> YOUR OBJECTIVE
Give again, word for word, the lines below that run from the line with "Output the Python" through the line with "import seaborn as sns". Drop the pictures.

> PROVIDED DATA
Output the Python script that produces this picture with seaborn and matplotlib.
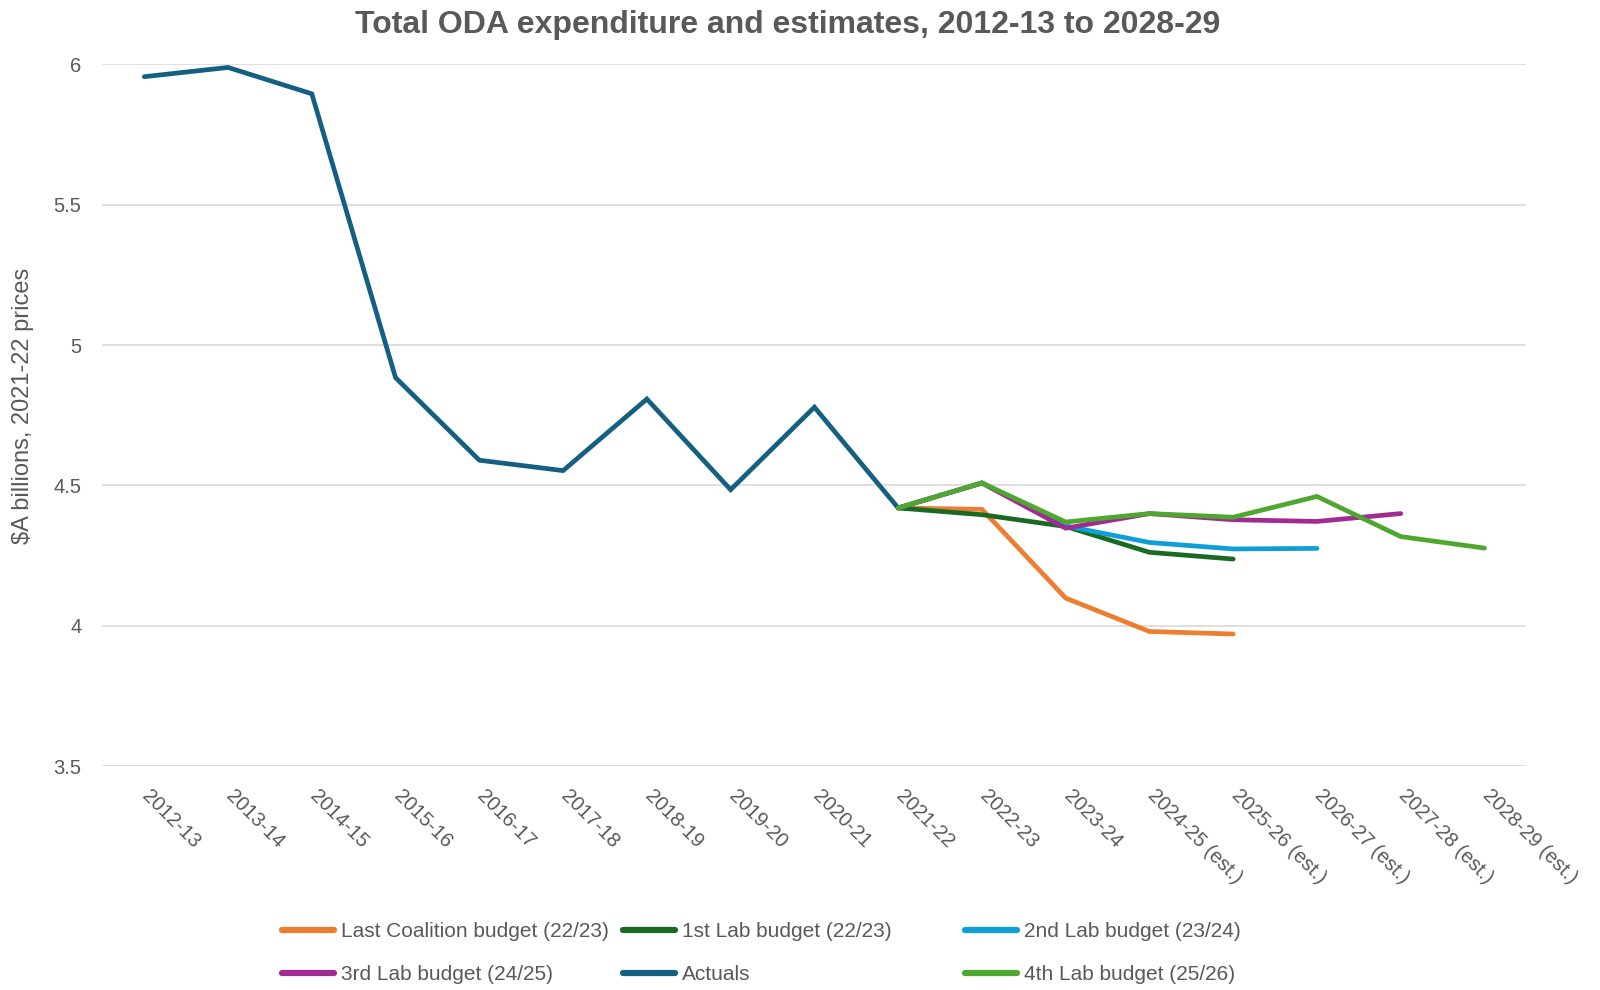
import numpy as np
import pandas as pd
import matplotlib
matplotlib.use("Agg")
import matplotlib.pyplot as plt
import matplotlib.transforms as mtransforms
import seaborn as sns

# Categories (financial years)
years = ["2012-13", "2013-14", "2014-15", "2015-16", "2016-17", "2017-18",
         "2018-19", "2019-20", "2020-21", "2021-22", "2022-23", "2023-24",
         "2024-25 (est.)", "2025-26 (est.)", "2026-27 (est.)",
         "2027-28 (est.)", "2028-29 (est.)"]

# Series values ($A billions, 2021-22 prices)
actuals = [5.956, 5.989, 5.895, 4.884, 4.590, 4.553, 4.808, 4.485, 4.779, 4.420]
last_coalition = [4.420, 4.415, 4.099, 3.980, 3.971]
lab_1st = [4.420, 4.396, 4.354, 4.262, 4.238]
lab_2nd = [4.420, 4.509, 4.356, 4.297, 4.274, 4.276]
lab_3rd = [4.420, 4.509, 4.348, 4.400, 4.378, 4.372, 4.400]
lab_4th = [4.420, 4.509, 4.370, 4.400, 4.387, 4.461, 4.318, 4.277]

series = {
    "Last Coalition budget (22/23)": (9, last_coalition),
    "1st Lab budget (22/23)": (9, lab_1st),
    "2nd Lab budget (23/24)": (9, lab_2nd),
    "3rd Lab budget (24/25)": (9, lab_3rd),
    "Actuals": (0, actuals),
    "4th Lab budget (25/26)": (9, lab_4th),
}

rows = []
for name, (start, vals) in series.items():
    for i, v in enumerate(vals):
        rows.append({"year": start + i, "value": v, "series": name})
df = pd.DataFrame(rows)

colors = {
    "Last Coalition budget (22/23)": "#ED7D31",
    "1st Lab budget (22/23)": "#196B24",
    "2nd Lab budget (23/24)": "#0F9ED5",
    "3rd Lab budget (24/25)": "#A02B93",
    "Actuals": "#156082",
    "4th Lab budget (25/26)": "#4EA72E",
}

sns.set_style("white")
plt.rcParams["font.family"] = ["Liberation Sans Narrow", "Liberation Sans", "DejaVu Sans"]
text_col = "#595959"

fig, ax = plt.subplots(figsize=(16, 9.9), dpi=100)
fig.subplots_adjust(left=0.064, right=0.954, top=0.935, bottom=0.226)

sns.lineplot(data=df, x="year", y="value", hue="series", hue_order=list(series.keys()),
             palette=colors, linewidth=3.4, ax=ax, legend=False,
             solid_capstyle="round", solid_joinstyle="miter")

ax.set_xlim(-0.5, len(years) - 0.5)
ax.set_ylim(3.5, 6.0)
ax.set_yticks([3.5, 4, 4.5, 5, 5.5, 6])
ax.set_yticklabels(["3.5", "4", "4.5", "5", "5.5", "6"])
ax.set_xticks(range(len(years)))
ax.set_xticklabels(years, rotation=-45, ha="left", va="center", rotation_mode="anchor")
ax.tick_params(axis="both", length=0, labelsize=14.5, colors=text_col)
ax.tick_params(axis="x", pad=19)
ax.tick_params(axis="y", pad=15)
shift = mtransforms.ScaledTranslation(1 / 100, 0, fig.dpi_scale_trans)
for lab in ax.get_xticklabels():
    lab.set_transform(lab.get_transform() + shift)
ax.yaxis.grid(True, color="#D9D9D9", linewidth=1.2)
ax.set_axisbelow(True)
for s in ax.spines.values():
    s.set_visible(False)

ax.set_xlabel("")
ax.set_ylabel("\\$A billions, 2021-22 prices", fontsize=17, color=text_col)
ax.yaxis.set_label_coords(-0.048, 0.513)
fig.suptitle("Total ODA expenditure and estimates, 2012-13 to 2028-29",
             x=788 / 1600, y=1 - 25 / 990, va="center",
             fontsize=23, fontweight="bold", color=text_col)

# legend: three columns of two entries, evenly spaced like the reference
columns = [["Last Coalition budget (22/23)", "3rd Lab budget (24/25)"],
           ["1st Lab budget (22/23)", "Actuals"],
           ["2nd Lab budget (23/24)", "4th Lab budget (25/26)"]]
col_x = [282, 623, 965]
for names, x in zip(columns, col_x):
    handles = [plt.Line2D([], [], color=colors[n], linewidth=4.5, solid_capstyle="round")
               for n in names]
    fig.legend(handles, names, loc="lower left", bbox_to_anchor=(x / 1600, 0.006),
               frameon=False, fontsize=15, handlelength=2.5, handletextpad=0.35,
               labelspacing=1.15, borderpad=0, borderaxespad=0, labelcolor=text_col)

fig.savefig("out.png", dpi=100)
...
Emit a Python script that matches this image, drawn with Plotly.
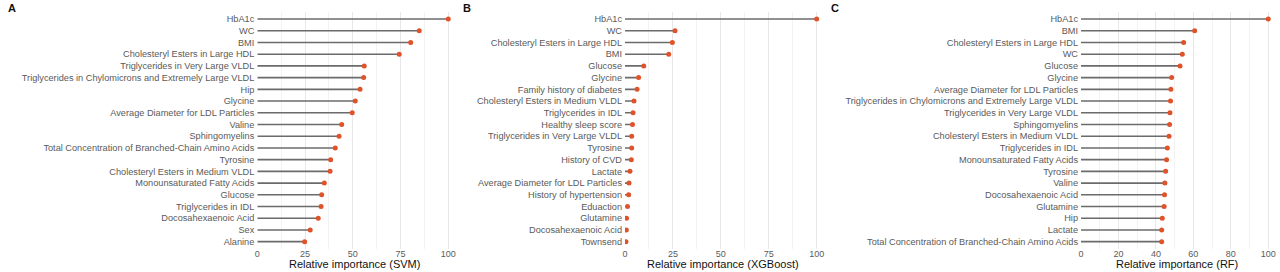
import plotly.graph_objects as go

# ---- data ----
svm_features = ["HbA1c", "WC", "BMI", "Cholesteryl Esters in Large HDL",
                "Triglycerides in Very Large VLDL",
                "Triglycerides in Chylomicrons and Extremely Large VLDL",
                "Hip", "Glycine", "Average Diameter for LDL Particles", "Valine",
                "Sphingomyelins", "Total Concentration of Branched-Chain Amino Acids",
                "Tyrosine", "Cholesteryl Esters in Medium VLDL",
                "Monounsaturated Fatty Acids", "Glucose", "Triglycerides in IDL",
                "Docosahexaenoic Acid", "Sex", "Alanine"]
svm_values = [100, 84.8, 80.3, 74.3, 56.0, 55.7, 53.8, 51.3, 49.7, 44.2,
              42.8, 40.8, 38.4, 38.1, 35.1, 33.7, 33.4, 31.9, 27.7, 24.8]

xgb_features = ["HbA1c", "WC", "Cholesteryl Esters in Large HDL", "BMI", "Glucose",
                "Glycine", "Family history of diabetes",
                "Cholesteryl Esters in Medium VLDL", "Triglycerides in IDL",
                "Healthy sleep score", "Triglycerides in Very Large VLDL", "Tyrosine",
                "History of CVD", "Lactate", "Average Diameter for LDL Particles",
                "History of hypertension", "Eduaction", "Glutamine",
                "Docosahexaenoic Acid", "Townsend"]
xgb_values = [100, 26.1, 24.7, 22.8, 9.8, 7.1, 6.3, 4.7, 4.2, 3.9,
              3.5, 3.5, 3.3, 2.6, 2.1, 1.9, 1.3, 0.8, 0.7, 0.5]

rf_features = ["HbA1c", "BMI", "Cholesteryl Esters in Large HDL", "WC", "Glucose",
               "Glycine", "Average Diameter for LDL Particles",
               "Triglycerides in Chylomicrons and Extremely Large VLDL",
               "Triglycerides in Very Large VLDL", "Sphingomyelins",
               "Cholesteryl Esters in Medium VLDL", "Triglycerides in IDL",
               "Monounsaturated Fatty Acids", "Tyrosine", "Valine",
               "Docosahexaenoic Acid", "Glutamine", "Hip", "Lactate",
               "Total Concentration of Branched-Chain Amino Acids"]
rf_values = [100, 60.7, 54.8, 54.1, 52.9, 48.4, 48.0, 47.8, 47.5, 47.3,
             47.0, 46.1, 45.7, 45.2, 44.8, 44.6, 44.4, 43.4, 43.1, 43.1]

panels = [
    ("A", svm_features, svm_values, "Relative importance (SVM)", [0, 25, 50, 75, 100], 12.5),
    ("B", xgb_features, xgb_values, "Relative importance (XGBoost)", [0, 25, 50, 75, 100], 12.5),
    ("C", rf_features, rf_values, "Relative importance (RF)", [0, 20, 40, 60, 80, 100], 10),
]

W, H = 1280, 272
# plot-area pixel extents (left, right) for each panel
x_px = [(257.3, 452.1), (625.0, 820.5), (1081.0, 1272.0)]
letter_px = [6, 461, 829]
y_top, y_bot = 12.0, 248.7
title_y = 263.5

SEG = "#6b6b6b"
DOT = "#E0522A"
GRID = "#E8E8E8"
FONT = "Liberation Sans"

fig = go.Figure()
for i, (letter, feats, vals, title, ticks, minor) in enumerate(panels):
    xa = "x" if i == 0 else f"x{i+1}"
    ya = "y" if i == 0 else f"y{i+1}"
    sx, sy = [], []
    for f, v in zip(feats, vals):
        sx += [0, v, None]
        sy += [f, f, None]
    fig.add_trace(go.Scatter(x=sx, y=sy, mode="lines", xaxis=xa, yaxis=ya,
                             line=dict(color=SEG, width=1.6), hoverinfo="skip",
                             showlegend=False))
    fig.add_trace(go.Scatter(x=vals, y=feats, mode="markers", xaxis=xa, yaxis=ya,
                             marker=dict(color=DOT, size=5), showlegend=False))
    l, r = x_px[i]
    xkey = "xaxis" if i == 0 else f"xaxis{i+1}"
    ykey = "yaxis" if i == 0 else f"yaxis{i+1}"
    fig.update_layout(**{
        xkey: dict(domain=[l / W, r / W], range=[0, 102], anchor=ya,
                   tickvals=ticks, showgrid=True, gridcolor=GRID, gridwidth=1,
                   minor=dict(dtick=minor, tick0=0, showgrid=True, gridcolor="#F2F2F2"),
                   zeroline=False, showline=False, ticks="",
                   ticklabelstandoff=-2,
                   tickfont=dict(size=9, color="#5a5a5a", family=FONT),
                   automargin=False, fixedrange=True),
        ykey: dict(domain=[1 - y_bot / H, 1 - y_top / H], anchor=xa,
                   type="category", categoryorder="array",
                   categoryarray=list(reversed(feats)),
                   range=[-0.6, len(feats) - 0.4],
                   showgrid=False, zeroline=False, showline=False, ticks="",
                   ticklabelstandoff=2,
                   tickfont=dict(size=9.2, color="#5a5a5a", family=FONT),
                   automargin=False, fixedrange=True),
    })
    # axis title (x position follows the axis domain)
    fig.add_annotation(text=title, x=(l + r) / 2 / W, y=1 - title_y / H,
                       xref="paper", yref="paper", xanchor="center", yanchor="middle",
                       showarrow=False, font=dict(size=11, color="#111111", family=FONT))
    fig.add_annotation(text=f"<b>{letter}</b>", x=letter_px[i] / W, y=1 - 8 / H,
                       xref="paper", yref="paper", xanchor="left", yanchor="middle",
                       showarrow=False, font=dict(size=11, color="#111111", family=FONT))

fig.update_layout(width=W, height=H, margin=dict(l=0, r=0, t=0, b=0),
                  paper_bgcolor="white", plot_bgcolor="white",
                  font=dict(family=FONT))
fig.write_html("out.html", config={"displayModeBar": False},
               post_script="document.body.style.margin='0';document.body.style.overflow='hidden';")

> FULL RESPONSE
Output the Python script that produces this picture with seaborn and matplotlib.
import numpy as np
import pandas as pd
import matplotlib
matplotlib.use("Agg")
import matplotlib.pyplot as plt
import matplotlib.transforms as mtransforms
import seaborn as sns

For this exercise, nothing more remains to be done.